__INSTRUCTIONS TO FOLLOW__. Leave the pictures out, and output exactly the lines from the one containing "Recreate this image" through the one containing "public transport solutions</text>".

__INFORMATION PROVIDED__.
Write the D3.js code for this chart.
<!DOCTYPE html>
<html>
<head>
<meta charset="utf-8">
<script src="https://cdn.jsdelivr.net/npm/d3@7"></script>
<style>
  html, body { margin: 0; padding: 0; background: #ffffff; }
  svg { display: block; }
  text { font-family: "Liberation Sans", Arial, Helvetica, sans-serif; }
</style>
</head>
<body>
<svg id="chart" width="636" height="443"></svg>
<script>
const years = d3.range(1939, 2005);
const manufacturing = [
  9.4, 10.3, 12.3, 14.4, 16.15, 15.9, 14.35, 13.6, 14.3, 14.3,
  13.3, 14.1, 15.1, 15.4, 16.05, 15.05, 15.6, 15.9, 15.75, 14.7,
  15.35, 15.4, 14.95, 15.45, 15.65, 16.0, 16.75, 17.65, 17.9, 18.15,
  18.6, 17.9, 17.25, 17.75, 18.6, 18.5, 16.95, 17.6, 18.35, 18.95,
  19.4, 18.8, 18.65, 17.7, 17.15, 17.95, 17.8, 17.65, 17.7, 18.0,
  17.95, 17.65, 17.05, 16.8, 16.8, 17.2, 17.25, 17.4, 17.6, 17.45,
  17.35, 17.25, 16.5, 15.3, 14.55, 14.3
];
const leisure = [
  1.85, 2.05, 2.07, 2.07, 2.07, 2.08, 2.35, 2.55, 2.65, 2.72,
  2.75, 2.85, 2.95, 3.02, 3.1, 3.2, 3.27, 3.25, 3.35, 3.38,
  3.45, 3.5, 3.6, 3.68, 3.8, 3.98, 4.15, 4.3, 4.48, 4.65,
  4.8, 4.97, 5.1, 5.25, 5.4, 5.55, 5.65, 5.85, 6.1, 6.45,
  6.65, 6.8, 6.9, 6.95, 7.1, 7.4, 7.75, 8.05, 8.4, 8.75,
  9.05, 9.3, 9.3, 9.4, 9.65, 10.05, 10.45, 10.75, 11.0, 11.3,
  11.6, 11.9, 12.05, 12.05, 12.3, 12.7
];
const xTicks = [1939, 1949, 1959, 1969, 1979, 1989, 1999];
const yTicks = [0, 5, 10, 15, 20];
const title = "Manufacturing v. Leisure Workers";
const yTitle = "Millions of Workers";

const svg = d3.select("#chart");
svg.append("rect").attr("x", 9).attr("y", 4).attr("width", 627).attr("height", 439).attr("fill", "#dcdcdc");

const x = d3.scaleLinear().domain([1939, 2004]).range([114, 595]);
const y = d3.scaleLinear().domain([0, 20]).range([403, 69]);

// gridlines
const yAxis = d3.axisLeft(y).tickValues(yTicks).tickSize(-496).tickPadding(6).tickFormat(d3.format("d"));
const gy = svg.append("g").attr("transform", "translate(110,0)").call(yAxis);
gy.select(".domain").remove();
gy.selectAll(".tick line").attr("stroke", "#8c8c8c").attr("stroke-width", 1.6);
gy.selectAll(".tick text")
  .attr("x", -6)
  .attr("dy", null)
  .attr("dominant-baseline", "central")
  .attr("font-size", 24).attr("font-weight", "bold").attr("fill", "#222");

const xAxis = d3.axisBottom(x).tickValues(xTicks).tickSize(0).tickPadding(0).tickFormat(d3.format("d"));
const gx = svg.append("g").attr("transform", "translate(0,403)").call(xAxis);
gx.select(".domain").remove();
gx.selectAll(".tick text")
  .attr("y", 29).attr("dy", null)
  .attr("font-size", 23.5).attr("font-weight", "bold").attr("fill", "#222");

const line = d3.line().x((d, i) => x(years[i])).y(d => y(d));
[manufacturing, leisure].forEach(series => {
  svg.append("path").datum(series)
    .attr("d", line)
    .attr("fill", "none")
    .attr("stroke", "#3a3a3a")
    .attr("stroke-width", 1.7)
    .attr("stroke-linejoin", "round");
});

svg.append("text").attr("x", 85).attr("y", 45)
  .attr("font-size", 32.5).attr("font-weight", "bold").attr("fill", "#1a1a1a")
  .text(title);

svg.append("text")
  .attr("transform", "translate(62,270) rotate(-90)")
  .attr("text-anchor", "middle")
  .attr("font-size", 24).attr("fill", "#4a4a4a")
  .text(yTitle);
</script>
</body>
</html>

--

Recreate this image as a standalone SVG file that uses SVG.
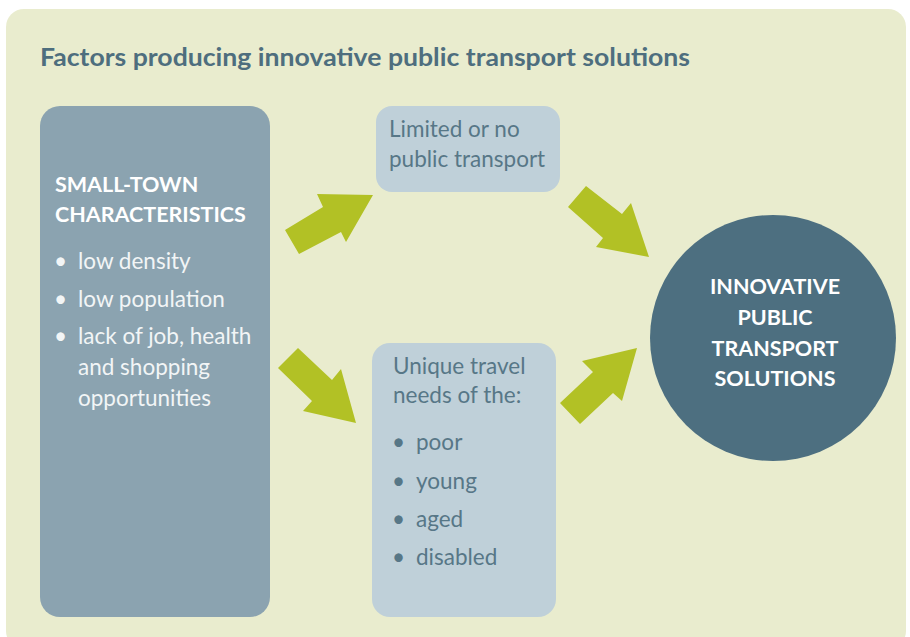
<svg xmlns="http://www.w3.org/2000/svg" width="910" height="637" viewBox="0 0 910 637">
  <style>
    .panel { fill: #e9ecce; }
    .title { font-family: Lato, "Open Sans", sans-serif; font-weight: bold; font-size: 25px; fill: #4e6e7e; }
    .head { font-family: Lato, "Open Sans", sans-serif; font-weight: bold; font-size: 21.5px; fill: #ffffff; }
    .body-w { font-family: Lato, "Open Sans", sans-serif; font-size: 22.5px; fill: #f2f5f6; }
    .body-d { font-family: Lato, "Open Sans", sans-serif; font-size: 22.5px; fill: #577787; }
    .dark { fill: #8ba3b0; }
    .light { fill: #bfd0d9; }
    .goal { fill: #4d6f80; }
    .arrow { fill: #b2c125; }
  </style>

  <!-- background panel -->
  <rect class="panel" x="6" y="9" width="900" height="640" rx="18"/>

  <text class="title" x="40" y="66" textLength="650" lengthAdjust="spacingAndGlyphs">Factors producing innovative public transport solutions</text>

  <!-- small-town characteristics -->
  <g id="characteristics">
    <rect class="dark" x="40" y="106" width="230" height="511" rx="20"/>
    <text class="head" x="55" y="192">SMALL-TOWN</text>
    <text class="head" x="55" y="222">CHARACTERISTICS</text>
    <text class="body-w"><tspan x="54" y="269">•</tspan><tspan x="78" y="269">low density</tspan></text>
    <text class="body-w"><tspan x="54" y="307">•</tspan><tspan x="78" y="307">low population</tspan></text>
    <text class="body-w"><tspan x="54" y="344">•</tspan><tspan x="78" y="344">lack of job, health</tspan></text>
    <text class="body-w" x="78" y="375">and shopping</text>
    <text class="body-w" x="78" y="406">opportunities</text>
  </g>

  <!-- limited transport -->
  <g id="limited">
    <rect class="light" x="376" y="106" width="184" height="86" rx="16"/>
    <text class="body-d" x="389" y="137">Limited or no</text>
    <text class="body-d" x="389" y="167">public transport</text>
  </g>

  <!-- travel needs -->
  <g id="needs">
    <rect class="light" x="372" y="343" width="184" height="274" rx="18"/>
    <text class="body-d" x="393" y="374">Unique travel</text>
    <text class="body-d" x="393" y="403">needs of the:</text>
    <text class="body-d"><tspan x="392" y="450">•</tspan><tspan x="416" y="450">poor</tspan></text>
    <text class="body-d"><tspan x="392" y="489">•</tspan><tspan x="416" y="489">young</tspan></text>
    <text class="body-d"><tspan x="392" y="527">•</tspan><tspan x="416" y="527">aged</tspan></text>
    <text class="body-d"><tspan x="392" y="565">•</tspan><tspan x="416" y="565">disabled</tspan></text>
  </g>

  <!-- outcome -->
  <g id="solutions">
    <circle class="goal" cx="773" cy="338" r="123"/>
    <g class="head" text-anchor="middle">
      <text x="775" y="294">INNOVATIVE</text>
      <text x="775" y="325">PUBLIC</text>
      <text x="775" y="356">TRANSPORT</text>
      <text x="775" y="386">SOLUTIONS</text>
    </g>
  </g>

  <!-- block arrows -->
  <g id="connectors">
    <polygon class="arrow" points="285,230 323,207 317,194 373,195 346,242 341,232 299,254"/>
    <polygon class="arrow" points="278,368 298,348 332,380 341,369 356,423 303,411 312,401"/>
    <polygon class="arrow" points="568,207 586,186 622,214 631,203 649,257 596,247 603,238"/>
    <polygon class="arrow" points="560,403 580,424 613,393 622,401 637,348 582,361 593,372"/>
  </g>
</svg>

__FINAL RESULT__.
Recreate this image as a standalone SVG file that uses SVG.
<svg xmlns="http://www.w3.org/2000/svg" width="910" height="637" viewBox="0 0 910 637">
  <style>
    .panel { fill: #e9ecce; }
    .title { font-family: Lato, "Open Sans", sans-serif; font-weight: bold; font-size: 25px; fill: #4e6e7e; }
    .head { font-family: Lato, "Open Sans", sans-serif; font-weight: bold; font-size: 21.5px; fill: #ffffff; }
    .body-w { font-family: Lato, "Open Sans", sans-serif; font-size: 22.5px; fill: #f2f5f6; }
    .body-d { font-family: Lato, "Open Sans", sans-serif; font-size: 22.5px; fill: #577787; }
    .dark { fill: #8ba3b0; }
    .light { fill: #bfd0d9; }
    .goal { fill: #4d6f80; }
    .arrow { fill: #b2c125; }
  </style>

  <!-- background panel -->
  <rect class="panel" x="6" y="9" width="900" height="640" rx="18"/>

  <text class="title" x="40" y="66" textLength="650" lengthAdjust="spacingAndGlyphs">Factors producing innovative public transport solutions</text>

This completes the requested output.